If you care about performance, you need to benchmark and you need to optimize and you need to know what the compiler does.
int FirstPost(int a, int b)
{
if(a < b)
printf("I got first post!");
else
printf("No, I got first post!");
}
int main(int argc, const char** argv)
{
int i = 0;
// What prints out here?
FirstPost(i++, i++);
}
The best thing about UDP jokes is I don't care if you get them or not
Assuming typical C calling convention.... "No, I got first post" will be printed, where a will be 1 and b will be 0 in the call to FirstPost. This is because generally, final arguments are evaluated and pushed onto the stack before earlier ones.
Although typically, the standard may say this behavior is undefined, in practice, almost all modern C compilers will produce the output I've described here.
File under 'M' for 'Manic ranting'
This information is perhaps 2 years out of date, but back for one of my projects, when we switched from g++ to Intel C++, our software got about twice as fast with no other changes. It got even faster when we took advantage of SSE3 instructions.
If you reply, do so only to what I explicitly wrote. If I didn't write it, don't assume or infer it.
it has made up for that by being really good at higher level optimizations
Heh, heh, heh, don't remember the great EGCS split of '97, do you sonny? Yep, us old timers knew that gcc was a dog of an optimizer, but them EGCS whippersnappers fixed it, and even got the fork accepted as the official gcc. Remember, you probably got to where you are today by running over the body of some crusty old-timer.
If it were just up to the order of evaluation of the function arguments, then it would be unspecified.

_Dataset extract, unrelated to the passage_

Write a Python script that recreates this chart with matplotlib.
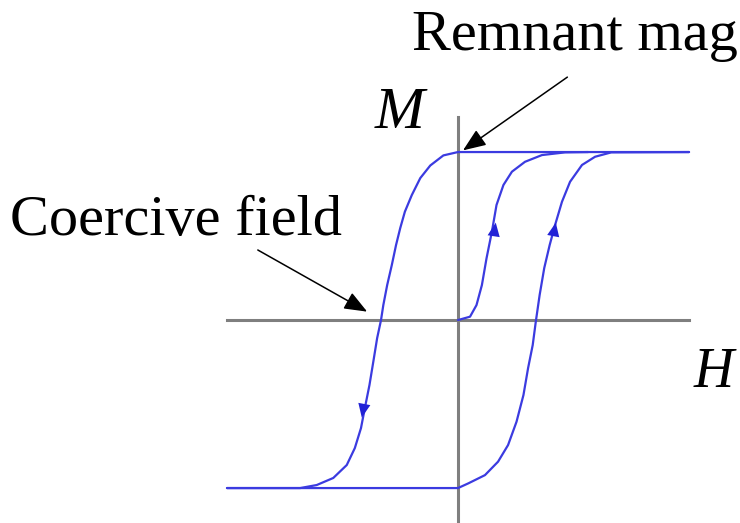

However, the program also modifies the same object twice without an intervening sequence point, and that puts it into undefined behavior territory (6.5/2, C99 draft standard).
Clang will just issue a warning that you are making multiple unsequenced modifications. This is undefined in the C spec and the compiler just increments i sequently printing "I got first post!." Sequence points like this are hard to clarify for all cases which is why the C99 spec leaves it undefined. In C11 a detailed memory model has been created which should define most cases. http://en.wikipedia.org/wiki/C11_(C_standard_revision)
Confirmed with:
Configured with: --prefix=/Applications/Xcode.app/Contents/Developer/usr --with-gxx-include-dir=/usr/include/c++/4.2.1
Apple LLVM version 5.0 (clang-500.2.79) (based on LLVM 3.3svn)
Target: x86_64-apple-darwin13.0.0
Thread model: posix
It is speed that is important which is why a lot of HPC people still prefer the intel compilers.
The main problem back then was X86 optimizations. Not the high level optimizations although it was lacking in those too. Eventually they started porting the code to use GIMPLE and moved most of the optimizations away from the language dependent trees to the GIMPLE language independent code. This was done before LLVM was even popular.
six release cycles a day is probably why you have bugs in the first place...
No doubt that gcc is a damned good compiler these days, at least in terms of the quality of code produced, if not the speed at which the compiler runs. My point was just that it wasn't always so. Back then gcc was considered a toy compared to some of the commercial compilers, and it was. Thankfully the EGCS people did a lot to change that, and got the ball rolling for future improvements.
I thought that was something people used back when MS-DOS was a popular OS was not even aware the product still existed.
I am talking about Watcom C++ of course.
It was open sourced some time ago. Now it supports Linux (to some extent) and some other CPU architectures.
It can still make DOS/4GW exes, though. Ahh, nostalgia.
he said bugfix/test, not release.
I run: Windows, OS X, Linux, FreeBSD. Just because you have a hammer, doesn't mean everything is a nail.